I agree that methane, CH4, could be produced from calcium carbonate, iron oxide and water, indeed it could in theory be produced from calcium carbonate and water only as the CaCO3 and H2O would provide the necessary elements. Whether or not methane is produced in nature and in substantial quantities from those three chemicals is an entirely different and unproven matter .

Quote:
With this in mind, there is a question as to whether oil is a fossil fuel, or is a naturally synthesis from the action of subduction at the tectonic plate boundaries. We have had predictions about the end of oil for decades now, and there is still a fair bit about it seems.


We have had predictions of oil running out for decades now because the major oil fields upon which we have relied for our oil supply for those decades have been running out and not being resupplied from any source, conventional or abiotic. The recent upsurge in oil supply has come from tight oil, oil trapped in shale beds rich in plant and animal remains which are known to be the precursors of oil fields elsewhere.

Quote:
Taking one step further, this could mean that the global warming claims are poorly supported by facts, as we have had much warmer periods in the past than today, CO2 levels higher, plants grew more, animals existed in greater numbers which could have increased the amount of calcium carbonate available, which was subsequently converted to methane.


The reason that we have had warm periods in the past with CO2 levels higher than today has been because of differences in the Milankovic cycle.
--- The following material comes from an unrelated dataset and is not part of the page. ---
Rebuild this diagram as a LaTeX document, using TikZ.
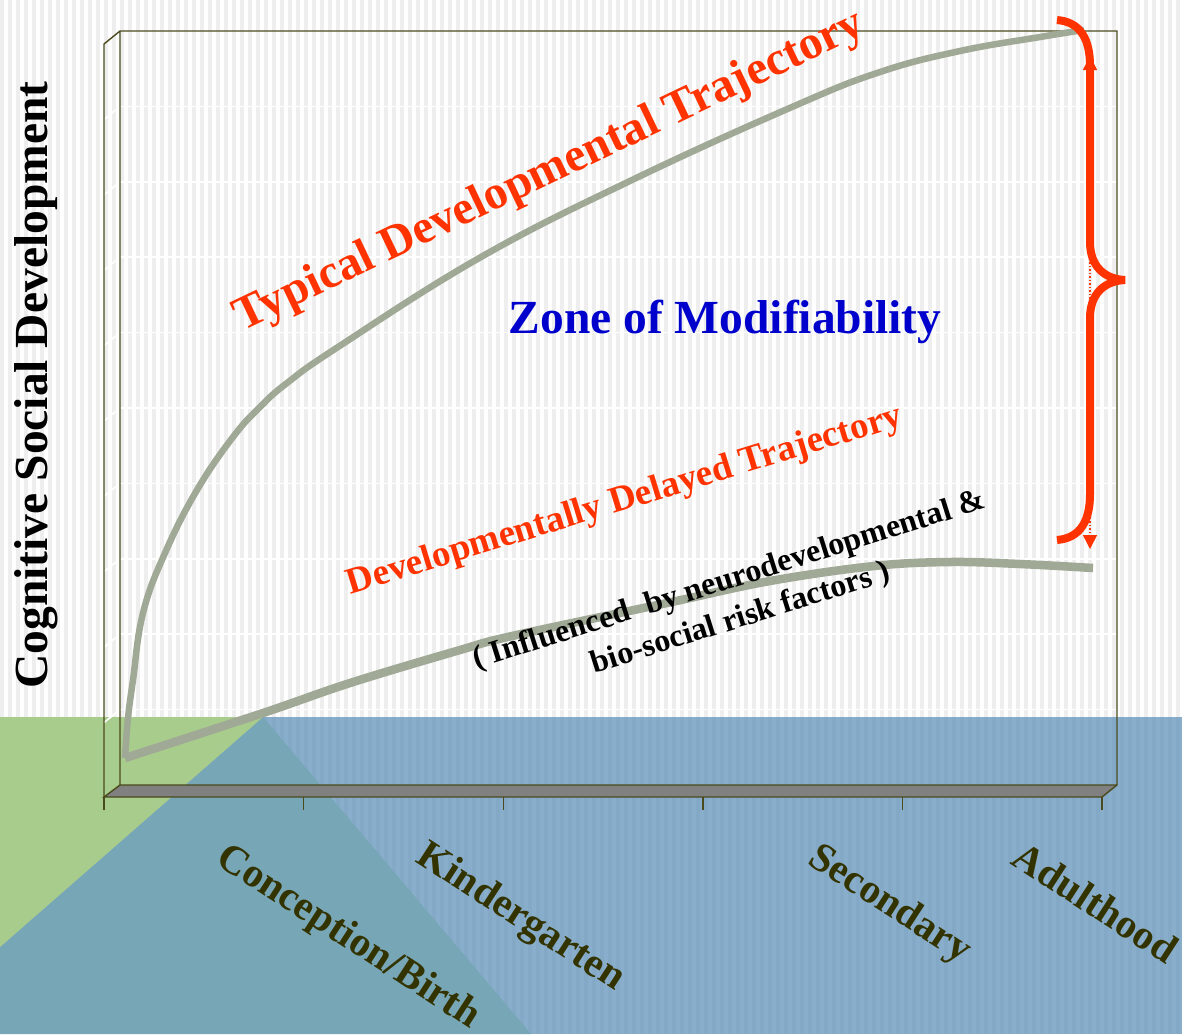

This cycle takes into account the differences in the earth's orbit around the sun, differences in the dimensions of the ellipse, precession and differences in the axial tilt of the earth. These differences are all cyclical and have been calculated to great accuracy and the differences in the effect on solar radiation impinging on the earth calculated also.

The increased numbers of animals and plants available during these warm phases have produced the carbon rich shale beds which are producing today's tight oil and gas as well as the conventional oil and gas. Coal was also produced during those times. The vast chalk and limestone beds were produced in an earlier era when there were large numbers of hard shelled creatures living in warm oceans. The sequestration of massive amounts of carbon in this way was one of the factors which reduced temperatures enough to make land based life possible in later eras.

Today's tight oil is being produced in areas a long way away from subduction zones such as central USA and the UK and not necessarily in relation to chalk or limestone strata.

Taking one step further your assertions are once again seen to be badly researched suppositions based on no known facts or facts that are irrelevant, woodburner.